The one thing holding most people back is the cost. However you should consider this an investment for your solar panel system. And paying for a pure sine inverter is cheaper than damaging your appliances because they were incompatible with modified sine wave.

Tips For Buying a 1000W Inverter

Buy the right inverter type. Not all 1000 watt inverters are made equal. A 95% efficient inverter will run better than an 80% efficient unit of the same watt size. And of course a pure sine wave performs better than a modified sine wave.

Warranty. Inverters are the most sensitive part of a solar system alongside the charge controller. That is why you should buy one from a reputable manufacturer, plus a comprehensive warranty coverage.

Usage. Calculate how much you are going to load on the inverter, both in amps and watts. Use the guide given above so you will know if 1000 watts will be sufficient. Think also of your future plans and if you will need a bigger inverter.

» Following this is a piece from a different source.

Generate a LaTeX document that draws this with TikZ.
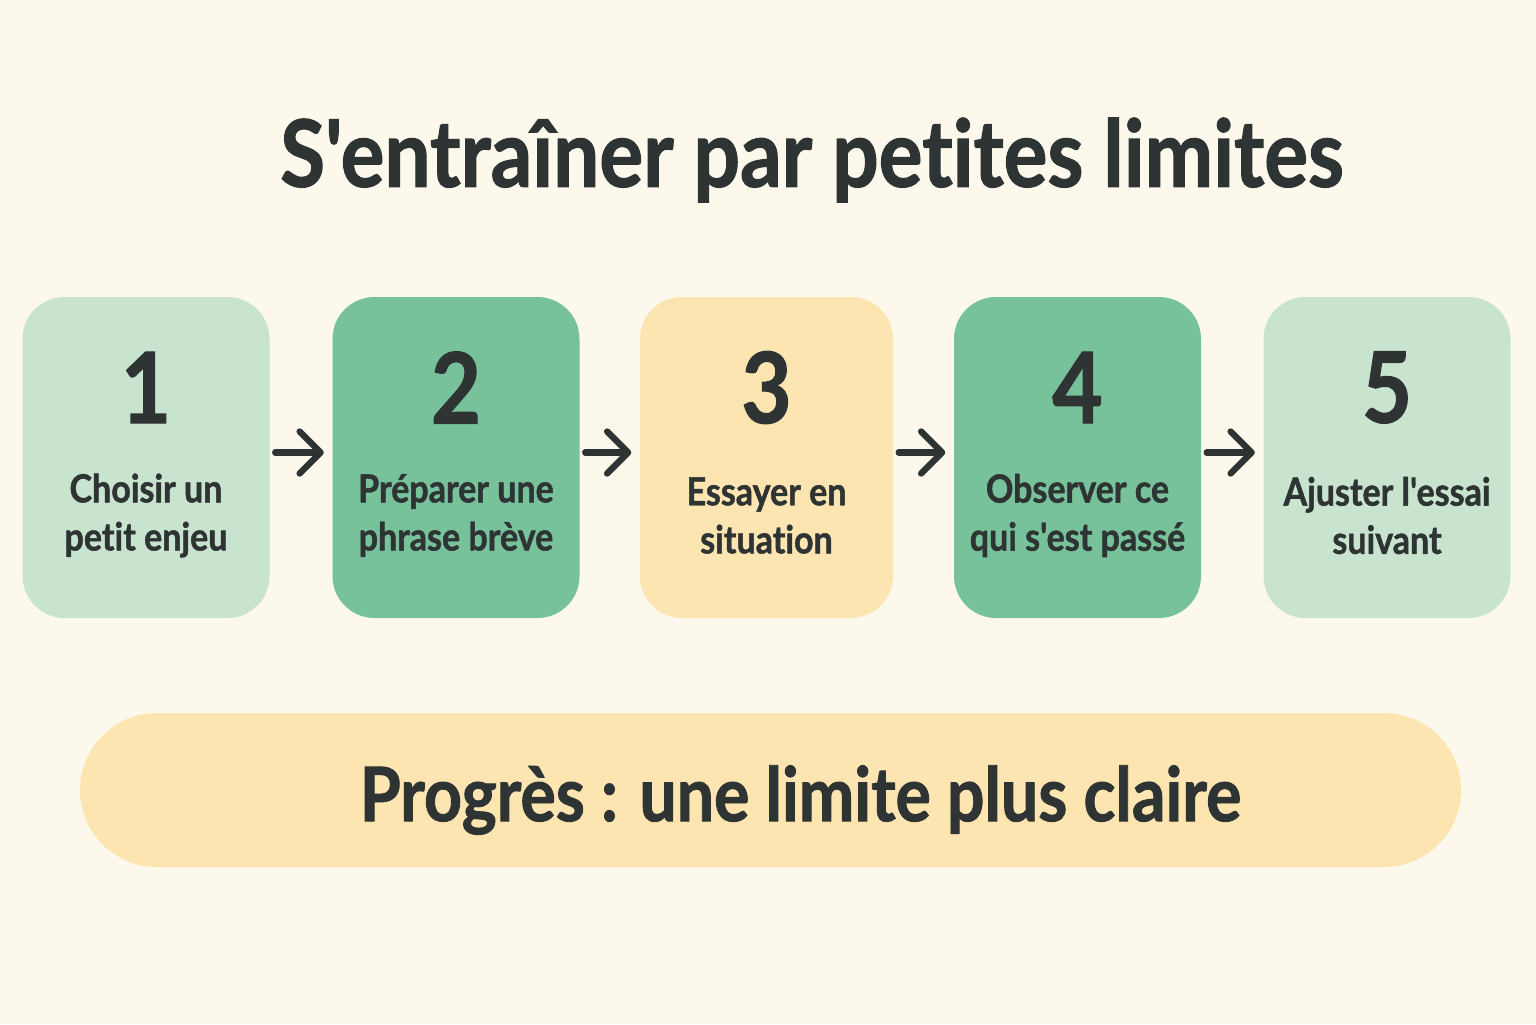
\documentclass[tikz,border=0pt]{standalone}
\usepackage{fontspec}
\setmainfont{Lato}[Ligatures={TeXOff,NoCommon}, FakeStretch=0.88, BoldFeatures={FakeBold=1.2}]
\usetikzlibrary{arrows.meta,positioning,calc}

\definecolor{bgcream}{HTML}{FDF8EC}
\definecolor{ink}{HTML}{2E3333}
\definecolor{softgreen}{HTML}{C9E4CE}
\definecolor{midgreen}{HTML}{78C29B}
\definecolor{softyellow}{HTML}{FDE5B1}

\begin{document}
\begin{tikzpicture}[
    stepbox/.style={rectangle, rounded corners=0.42cm, minimum width=2.47cm, minimum height=3.21cm, inner sep=0pt},
    num/.style={font=\bfseries\fontsize{28}{28}\selectfont, text=ink},
    lbl/.style={font=\bfseries\fontsize{11}{13.7}\selectfont, text=ink, align=center},
    flow/.style={draw=ink, line width=1.8pt, line cap=round, -{Straight Barb[length=2.1mm, width=4.2mm, line cap=round, line join=round]}, shorten <=0.05cm, shorten >=0.08cm},
]
    \fill[bgcream] (0,0) rectangle (15.36,10.24);
    \useasboundingbox (0,0) rectangle (15.36,10.24);

    \node[font=\bfseries\fontsize{26.5}{26.5}\selectfont, text=ink] (title) at (8.12,8.64) {S'entraîner par petites limites};

    % the five steps
    \node[stepbox, fill=softgreen] (b1) at (1.46,5.665) {};
    \node[stepbox, fill=midgreen] (b2) at (4.56,5.665) {};
    \node[stepbox, fill=softyellow, minimum width=2.53cm] (b3) at (7.665,5.665) {};
    \node[stepbox, fill=midgreen] (b4) at (10.775,5.665) {};
    \node[stepbox, fill=softgreen] (b5) at (13.87,5.665) {};

    \node[num] (n1) at ([yshift=0.7cm]b1.center) {1};
    \node[num] (n2) at ([yshift=0.7cm]b2.center) {2};
    \node[num] (n3) at ([yshift=0.7cm]b3.center) {3};
    \node[num] (n4) at ([yshift=0.7cm]b4.center) {4};
    \node[num] (n5) at ([yshift=0.7cm]b5.center) {5};

    \node[lbl] (t1) at ([yshift=-0.58cm]b1.center) {Choisir un\\petit enjeu};
    \node[lbl] (t2) at ([yshift=-0.58cm]b2.center) {Préparer une\\phrase brève};
    \node[lbl] (t3) at ([yshift=-0.58cm]b3.center) {Essayer en\\situation};
    \node[lbl] (t4) at ([yshift=-0.58cm]b4.center) {Observer ce\\qui s'est passé};
    \node[lbl] (t5) at ([yshift=-0.58cm]b5.center) {Ajuster l'essai\\suivant};

    \draw[flow] ([yshift=0.05cm]b1.east) -- ([yshift=0.05cm]b2.west);
    \draw[flow] ([yshift=0.05cm]b2.east) -- ([yshift=0.05cm]b3.west);
    \draw[flow] ([yshift=0.05cm]b3.east) -- ([yshift=0.05cm]b4.west);
    \draw[flow] ([yshift=0.05cm]b4.east) -- ([yshift=0.05cm]b5.west);

    % result bar
    \node[rectangle, rounded corners=0.77cm, fill=softyellow, minimum width=13.81cm, minimum height=1.54cm] (res) at (7.705,2.34) {};
    \node[font=\bfseries\fontsize{21.4}{21.4}\selectfont, text=ink] (restxt) at ([xshift=0.3cm,yshift=-0.1cm]res.center) {Progrès : une limite plus claire};
\end{tikzpicture}
\end{document}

Battery Capacity. As was indicated earlier, an inverter can only run as long as there is power in the battery bank. Decide if you need lead acid or lithium ion and take note of the depth discharge. The better the DOD, the longer your inverter can run.

Conclusion

Because of the energy losses inherent in the system, getting an exact figure is difficult. But with the formula provided here you can have a fairly accurate estimate of how many amps a 1000 watt inverter will draw.